Motion for Reconsideration: Not for me But Maybe for you?
The other day, my friend lost a restraining order against her client. She immediately filed a Motion for Reconsideration, which was of course denied.
Motion for Reconsideration Only AFTER Order Entered
A Motion for Reconsideration is filed when after a Judge makes an order against you, you hate it and are asking the Judge to change his/her mind. First of all, a Judge is not going to just change her mind after she rules. Not going to happen. Second of all, you can’t just nilly-willy file a motion with no grounds.
If I were a betting person (which I am!!!! Shout out to my Lotto group!!!), I would say less than 15% of these “Motions for Reconsiderations” are granted. If there are any lawyers out there who have successfully filed and won one of these – please comment!
Anyway, you can’t just file a Motion for Reconsideration. Under CCP 1008, you may apply for this type of relief only where there was NEW or DIFFERENT facts, circumstances, or law claimed to be shown. Let’s examine what this means.
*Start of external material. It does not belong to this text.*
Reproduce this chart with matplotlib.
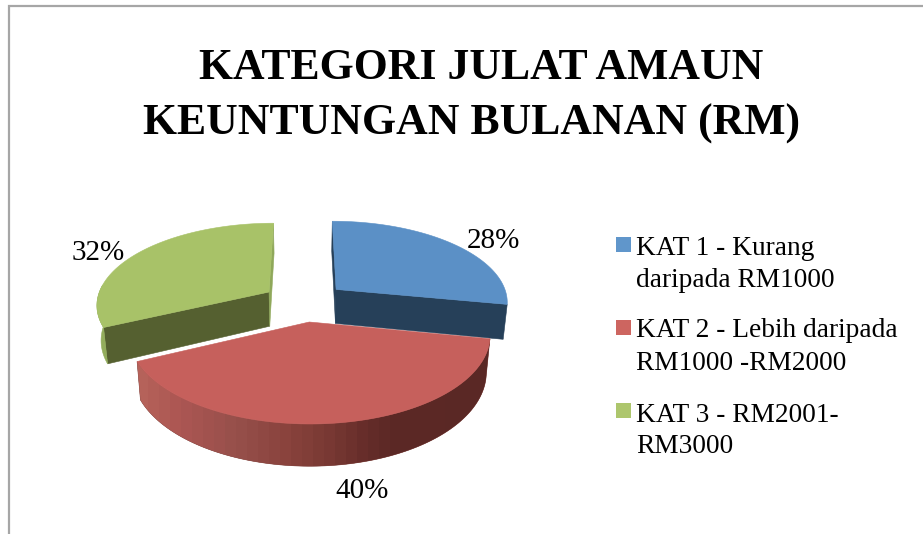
import numpy as np
import matplotlib
matplotlib.use("Agg")
import matplotlib.pyplot as plt
from matplotlib.patches import Polygon, Rectangle
from matplotlib.colors import ListedColormap, to_rgb

# --- data ---
title_lines = ["KATEGORI JULAT AMAUN", "KEUNTUNGAN BULANAN (RM)"]
values = [28, 40, 32]
pct_labels = ["28%", "40%", "32%"]
legend_lines = [["KAT 1 - Kurang", "daripada RM1000"],
                ["KAT 2 - Lebih daripada", "RM1000 -RM2000"],
                ["KAT 3 - RM2001-", "RM3000"]]

# --- style / layout ---
W, H = 923, 534
FONT = "Liberation Serif"
TOP = ["#5B90C6", "#C6605C", "#A8C268"]
CUT = ["#264059", "#5E2A27", "#556030"]
LEG = ["#6096CB", "#CD6560", "#ADC66D"]
EXPLODE = [(0.184, 0.396), (0.024, 0.0), (-0.212, 0.363)]
X0, Y0, FX, KY, C, DEPTH, SHRINK = 305, 322, 178.7, 87, 0.147, 36, 0.98
RED_RAMP = [(137, "#B5625A"), (175, "#AC5653"), (230, "#97504B"), (280, "#8A433D"),
            (320, "#7A3A34"), (360, "#662D2A"), (385, "#5C2926"), (490, "#5A2825")]

fig = plt.figure(figsize=(W / 100, H / 100), dpi=100)
ax = fig.add_axes([0, 0, 1, 1])
ax.set_xlim(0, W)
ax.set_ylim(H, 0)
ax.axis("off")


def project(theta, r, offset, low=False):
    """Perspective projection of a point in a slice; theta clockwise from north."""
    wx = offset[0] + r * np.sin(theta)
    wy = offset[1] + r * np.cos(theta)
    den = 1 + C * wy
    s = SHRINK if low else 1.0
    x = X0 + s * FX * wx / den
    y = Y0 - KY * wy / den + (DEPTH / den if low else 0)
    return x, y


def poly(pts, color, z):
    p = Polygon(pts, closed=True, facecolor=color, edgecolor=color, lw=0.4, zorder=z)
    ax.add_patch(p)
    return p


fracs = np.cumsum([0] + values) / sum(values) * 2 * np.pi
Z = {2: 1, 0: 2, 1: 3}  # paint order: green, blue, red


def arc(a, b, off, low=False, n=120):
    th = np.linspace(a, b, n)
    return [project(t, 1, off, low) for t in th]


for i in [2, 0, 1]:
    a, b = fracs[i], fracs[i + 1]
    off = EXPLODE[i]
    z = Z[i] * 10
    v_hi, v_lo = project(0, 0, off), project(0, 0, off, True)
    # the two radial cut faces
    if i != 1:
        for t, col in ((a, CUT[i]), (b, "#8FA85A" if i == 2 else CUT[i])):
            poly([v_hi, project(t, 1, off), project(t, 1, off, True), v_lo], col, z)
    # outer wall
    if i == 1:
        wall = poly(arc(a, b, off) + arc(a, b, off, True)[::-1], "#7A3A34", z + 1)
        # banded horizontal shading, clipped to the wall
        xs = np.arange(137, 491, 11)
        cols = np.array([[np.interp(x, [d for d, _ in RED_RAMP],
                                    [to_rgb(c)[j] for _, c in RED_RAMP]) for j in range(3)] for x in xs])
        im = ax.imshow(np.arange(len(xs))[None, :], cmap=ListedColormap(cols), aspect="auto",
                       extent=(137, 137 + 11 * len(xs), H, 0), interpolation="nearest", zorder=z + 1.5)
        im.set_clip_path(wall)
        ax.set_xlim(0, W)
        ax.set_ylim(H, 0)
    elif i == 2:
        end = np.radians(275)
        poly(arc(a, end, off) + arc(a, end, off, True)[::-1], "#93AD5C", z + 1)
    # top face
    poly([v_hi] + arc(a, b, off), TOP[i], z + 2)

# frame of the original picture
ax.plot([8.5, 8.5, W], [H, 6, 6], color="#A6A6A6", lw=1.6, solid_joinstyle="miter", zorder=1)

# title
ax.text(481.5, 79, title_lines[0], family=FONT, weight="bold", fontsize=31.5, ha="center", va="baseline", color="black")
ax.text(471.5, 135, title_lines[1], family=FONT, weight="bold", fontsize=31.5, ha="center", va="baseline", color="black")

# slice labels
for s, (x, y) in zip(pct_labels, [(493.5, 248), (362, 498), (98, 260)]):
    ax.text(x, y, s, family=FONT, fontsize=21, ha="center", va="baseline", color="black")

# legend
for col, lines, sy, bl in zip(LEG, legend_lines, [237, 320, 403], [(255, 287), (337, 370), (422, 453)]):
    ax.add_patch(Rectangle((616, sy), 15, 15, facecolor=col, edgecolor="none"))
    for line, y in zip(lines, bl):
        ax.text(636, y, line, family=FONT, fontsize=19.7, ha="left", va="baseline", color="black")

fig.savefig("out.png", dpi=100)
Can I file a Motion for Reconsideration because my child support order is so unfair?
NO. It’s not about fairness.
Can I file a Motion for Reconsideration if the restraining order against me was granted because I forgot to present evidence of an alibi?
How about if my lawyer forgot?
How about if the law changed within 10 days upon filing the order and it’s no longer illegal to do what i did?
Great! So, let’s say you feel you have new or different sets of facts, circumstances or law and you’re ready to file this motion.
When do you file it?
Pretty quickly. You have 10 days after “service upon the party of written notice of entry of the Order”. Uh, what does this mean? To be safe, I interpret that from date of the ruling. As you know, sometimes it takes days and weeks to ENTER an Order. However, if both parties and counsel are present, and there is no formal order, but rather just a MINUTE ORDER – you would be hard-pressed to argue you never got a written order. The clock would run from the date of the entry of order. Practice pointer: TO be safe, if you are considering filing a Motion for Reconsideration, file it NO LATER than 10 days after the original hearing where you got the result you are asking to reconsider.
Personally, I Don’t Like These
My inclination when it comes to these motions is – Find another solution. However, I would be remiss if I failed to mention the California Supreme Court’s holding in 35 Cal.4th 1094, S126630, Le Francois v. Goel. In that case, the party who filed a Motion to Reconsider did NOT meet the grounds for filing. HOWEVER, the Court in that case decided on its own (sua sponte) that they were wrong and granted it!
Miraculously, this Court was one in a million that could admit its errors. Perhaps you may be as lucky. I will say, in Family Law, anything can happen. I have just become more conservative and risk-averse in my old-age.